The vulnerabilities of the teacher are even more revealed when the teacher's master is close to his/her end. I saw this in my father. And in myself when my own father was dying. In this state, it is possible that the teachers are not as available to their students, certainly not as much as they were earlier on. Especially as a very strong and capable container. This further drives a deep wedge between the students and the teacher.
At this point the student's bubble of safety starts cracking and in a desperate attempt to retain the secure feeling, an unconscious urge to disconnect from the teacher, and rather connect to the teacher's teacher, the grand master, even if he were merely an image, starts to manifest. And this, I believe, is what I saw in many students of my father as they distanced themselves from him, and claimed to be students of my grandfather instead. And this is what I see now, with some of my own students or students of my father's other students as well.

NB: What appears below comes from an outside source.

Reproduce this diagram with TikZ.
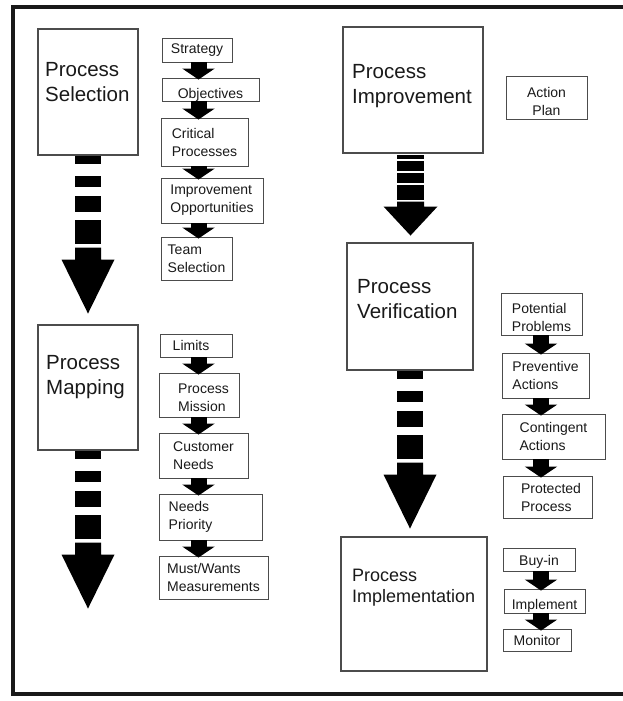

My father was so benevolent that he remained silent and did not confront their fabrications. His philosophy was very simple. He let them live their lies, while he continued to focus on his own teaching and dharma.
Some claimed that they had so many years of studying with my grandfather, forgetting that my father, the true successor of T Krishnamacharya, had lived together with his teacher till his teacher's last breath. Nothing compares to the learning that he had as a very close and intimate student of his master.
Some even misled my grandfather into signing a blank page, in the guise of seeing an autograph, only to later use his signature in a foreword to a book they would write. While others exclaimed that they had studied intimate secrets on the Yogic teachings that no one else had access to.
While my grandfather was alive, these students saw their relationship to him differently. But the moment he was gone, their truths changed.
Unfortunately, the dignity of my father's silence gave some credibility to these claims, at least in the eyes of the public.
Almost three decades later, I see history repeating itself, with my father's transition bringing forth similar situations.
Students who studied with me have started to declare that they were private students of my father’s. Students who studied with some of my father's other longer term students, seem to have forgotten their own teachers and now claim they have studied Yoga Therapy directly under the supervision of Sir Desikachar. Many who have hardly known him are now writing memoirs and articles in magazines and newspapers when they were hardly close to my father. Some even falsely blogged about his health, when they had not been in contact with him for more than a decade, nor even bothered to reach out to the family to find out how he was. Even more fascinating, some of those who claim in articles to be close to our family, have not even cared enough to send condolences to my grieving mother.
I know that these are not just situations affecting my family, and my tradition. I know other Yogis, who like me, are the successors of their family traditions, have faced similar experiences.
Even as I continue to search for these answers in my heart, I invite all those in the Yoga world to do the same and reflect the motivations of such actions.
These situations create a strong case to focus on self empowerment in Yoga, and to remind ourselves that as students and teachers, we have the right to remain human.